Staging and model monitoring is also important, as we must design the right model for it to shine in deployment. We need to measure the quality of the model in the testing phase, and to establish and maintain baseline criteria that will determine whether we’ve successfully built a model that brings value. In addition, to ensure that the model keeps performing well in production, we need to monitor the same qualities as we would in the lab. A model only recognises patterns from the data it was trained from, as data patterns and values change, so what is the impact on the quality of results being inferred from the model?
Beyond application metrics, resource utilisation is important. The principles of prudent asset management encourages us to monitor the resource usage, such as compute, memory and storage. The consumption of such resources is both variable and case-specific.
Bringing the Model to Production:
Many enterprises serve multiple tenants at once. It is important to distinguish between the cases where multiple tenants can benefit from using a common ML model trained on a joined data set, and cases where such an approach could lead to inferior results.
As with other assets, it is important to keep old models archived and versioned. Authorities may require you to document the underlying logic of certain business operations at any previous time, an internal audit may be required by executives or a flaw in a current model may enforce a rollback to the last known correct model version. Metadata describing the parameters and structure of the model, together with production, needs to be stored too. For experimenting with new ideas, using methods like A/B testing and versioning of the models with their KPIs is invaluable.
It is challenging to predict all the different flavours of scoring logic integration. Underestimating the proper planning of integration caused the productionisation of great ML models to take significantly longer than the actual development of the model.

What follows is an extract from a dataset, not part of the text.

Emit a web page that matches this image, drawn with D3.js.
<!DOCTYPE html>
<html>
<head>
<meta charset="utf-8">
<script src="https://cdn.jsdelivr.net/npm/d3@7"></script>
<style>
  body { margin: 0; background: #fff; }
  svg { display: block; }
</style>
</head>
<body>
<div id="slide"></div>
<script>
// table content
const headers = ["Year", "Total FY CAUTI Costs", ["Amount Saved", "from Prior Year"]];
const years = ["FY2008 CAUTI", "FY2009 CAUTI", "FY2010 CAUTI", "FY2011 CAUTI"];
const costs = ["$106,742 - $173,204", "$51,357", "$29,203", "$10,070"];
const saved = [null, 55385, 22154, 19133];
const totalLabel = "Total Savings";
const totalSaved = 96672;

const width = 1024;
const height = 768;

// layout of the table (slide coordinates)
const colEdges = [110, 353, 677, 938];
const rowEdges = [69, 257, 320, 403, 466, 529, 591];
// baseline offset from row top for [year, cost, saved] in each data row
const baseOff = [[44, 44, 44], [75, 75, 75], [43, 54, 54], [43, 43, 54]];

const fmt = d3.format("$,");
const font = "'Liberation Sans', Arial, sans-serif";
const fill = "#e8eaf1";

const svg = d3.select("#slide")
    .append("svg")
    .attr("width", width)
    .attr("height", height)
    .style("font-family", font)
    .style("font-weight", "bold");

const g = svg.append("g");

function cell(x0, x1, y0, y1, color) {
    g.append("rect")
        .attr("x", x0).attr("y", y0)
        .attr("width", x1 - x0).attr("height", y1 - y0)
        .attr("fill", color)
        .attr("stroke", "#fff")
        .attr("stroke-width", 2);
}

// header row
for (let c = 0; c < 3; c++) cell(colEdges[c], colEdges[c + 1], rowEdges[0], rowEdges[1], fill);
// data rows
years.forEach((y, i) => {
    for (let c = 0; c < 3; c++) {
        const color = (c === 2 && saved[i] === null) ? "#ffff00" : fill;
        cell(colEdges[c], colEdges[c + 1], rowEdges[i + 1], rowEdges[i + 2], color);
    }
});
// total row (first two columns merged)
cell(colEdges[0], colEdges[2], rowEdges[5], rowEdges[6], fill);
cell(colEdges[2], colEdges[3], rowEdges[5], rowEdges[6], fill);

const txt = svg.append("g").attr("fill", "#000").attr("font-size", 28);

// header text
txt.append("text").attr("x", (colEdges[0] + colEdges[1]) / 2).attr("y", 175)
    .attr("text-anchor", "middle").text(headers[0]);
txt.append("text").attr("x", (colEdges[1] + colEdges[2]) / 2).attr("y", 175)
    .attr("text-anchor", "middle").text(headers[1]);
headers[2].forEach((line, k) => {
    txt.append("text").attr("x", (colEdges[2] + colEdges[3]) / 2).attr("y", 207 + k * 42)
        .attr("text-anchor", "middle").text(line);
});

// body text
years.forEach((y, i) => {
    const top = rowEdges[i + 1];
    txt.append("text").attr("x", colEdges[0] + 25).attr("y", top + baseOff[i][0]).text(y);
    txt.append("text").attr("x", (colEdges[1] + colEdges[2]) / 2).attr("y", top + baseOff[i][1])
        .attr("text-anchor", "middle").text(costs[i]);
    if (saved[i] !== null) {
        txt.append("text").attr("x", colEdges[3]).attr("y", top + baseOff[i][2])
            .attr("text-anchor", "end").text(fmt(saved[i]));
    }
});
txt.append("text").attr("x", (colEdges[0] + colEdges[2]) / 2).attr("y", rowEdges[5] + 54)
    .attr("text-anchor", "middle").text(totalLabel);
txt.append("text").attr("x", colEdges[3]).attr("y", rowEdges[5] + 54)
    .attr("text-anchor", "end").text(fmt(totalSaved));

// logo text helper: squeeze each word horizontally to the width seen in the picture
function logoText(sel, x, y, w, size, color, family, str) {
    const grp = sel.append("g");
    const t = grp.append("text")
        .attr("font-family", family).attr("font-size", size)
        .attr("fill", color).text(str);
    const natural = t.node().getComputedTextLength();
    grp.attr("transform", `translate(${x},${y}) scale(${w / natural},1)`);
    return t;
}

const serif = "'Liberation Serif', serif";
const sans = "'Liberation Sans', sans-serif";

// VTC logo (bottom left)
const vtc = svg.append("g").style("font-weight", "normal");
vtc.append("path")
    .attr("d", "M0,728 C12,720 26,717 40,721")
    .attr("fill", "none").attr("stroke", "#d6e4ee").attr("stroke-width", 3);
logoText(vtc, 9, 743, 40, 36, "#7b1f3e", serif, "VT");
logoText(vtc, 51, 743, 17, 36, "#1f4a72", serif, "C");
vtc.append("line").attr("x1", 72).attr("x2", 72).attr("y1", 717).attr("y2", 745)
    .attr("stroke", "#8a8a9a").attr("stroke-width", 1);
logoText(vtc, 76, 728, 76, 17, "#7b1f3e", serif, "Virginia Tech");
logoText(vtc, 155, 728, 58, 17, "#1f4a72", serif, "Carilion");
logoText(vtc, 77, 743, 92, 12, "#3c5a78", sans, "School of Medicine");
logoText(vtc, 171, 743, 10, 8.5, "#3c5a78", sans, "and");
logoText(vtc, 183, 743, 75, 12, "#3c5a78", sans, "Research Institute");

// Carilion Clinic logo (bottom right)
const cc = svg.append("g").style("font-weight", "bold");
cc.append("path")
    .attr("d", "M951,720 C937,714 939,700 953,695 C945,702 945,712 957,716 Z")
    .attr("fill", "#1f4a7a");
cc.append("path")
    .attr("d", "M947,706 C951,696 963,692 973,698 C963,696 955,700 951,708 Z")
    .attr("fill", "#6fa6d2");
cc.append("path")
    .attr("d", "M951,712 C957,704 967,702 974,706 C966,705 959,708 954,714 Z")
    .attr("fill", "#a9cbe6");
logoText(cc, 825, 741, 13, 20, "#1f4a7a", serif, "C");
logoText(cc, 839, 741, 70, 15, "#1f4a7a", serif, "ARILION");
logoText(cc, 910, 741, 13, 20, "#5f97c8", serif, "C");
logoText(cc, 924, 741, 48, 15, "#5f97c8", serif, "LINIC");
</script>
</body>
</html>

In simple terms, what was possible in the R&D lab could be a serious issue in the business environment. An unpleasant discovery may require for privileged access to run-scoring logic or set up the dependencies of the scoring run time. This may be an unsolvable problem or may take a while to resolve. Access to sensitive data may require a hermetically closed environment, without access to the internet or any other sources of dependencies. Lazily resolved dependencies or just model deployment processes requiring an online dependency resolution may not be available, and missed deadlines may occur whilst trying to fix the issue
Having your data team build the right ML model for your enterprise, even if it’s perfectly accurate, given the current market conditions, could be a waste of time and effort, unless it is deployed effectively across the organisation, and helps guide business decision-making. The strategy should be to address the challenges, in your chosen path to deployment and to speak in a language that the business appreciates. It is only then that the value of your Machine Learning data model will accelerate across the enterprise, and maximise business impact.